Begins the market defragmented

The past 40 years have been good. Progressively lower inflation, friendly stock markets with insatiable appetites, productivity gains, technology and a few trillion dollars between friends has done wonders. All the biggest companies were torn apart to improve shareholder returns. Entire industries were forced apart and fragmented. But, markets oscillate and now it is collapsing inward.

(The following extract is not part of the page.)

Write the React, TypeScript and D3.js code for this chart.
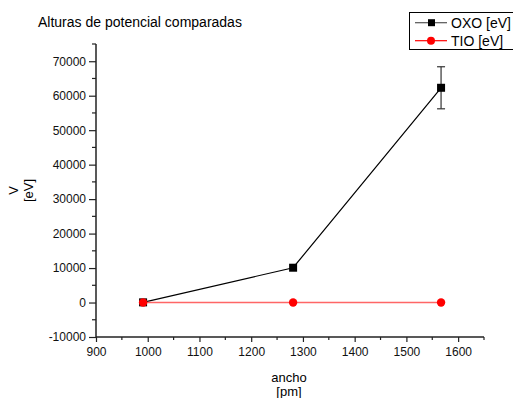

Industry is being defragmented.
Rather than weigh down with flourish, just these bullets. Leaving it to you to fill the white space:
New entrants into mature markets improved upon stations on an assembly line, did it better and cheaper. Several were acquired for any, and sometime all of the following reasons…to get basis points improvements within the processes of the acquirer, to be accretive to earnings, to offer ancillary products and occasionally just for the logo and the good public relations
Now we will see the mega merger as those rolled up companies have gotten to size, taken out the supply and excess capacity. I wrote about it late last year: 2015 Professional Services M&A and the new buyers
Taking out all the supply and distribution will be the retail mechanism to push inflation to the consumer
There will be a massive run on the Fed bank as another round of stimulus cascades and the biggest of the big companies make withdrawls. This will also be transformative and will redefine identity and other ‘frog in boiling water’ ways. I wrote about it here:  What is Country?
Good for those who have shares. Bad for those who have not. 
Now is a great time to start a new company. make it profitable. Good luck.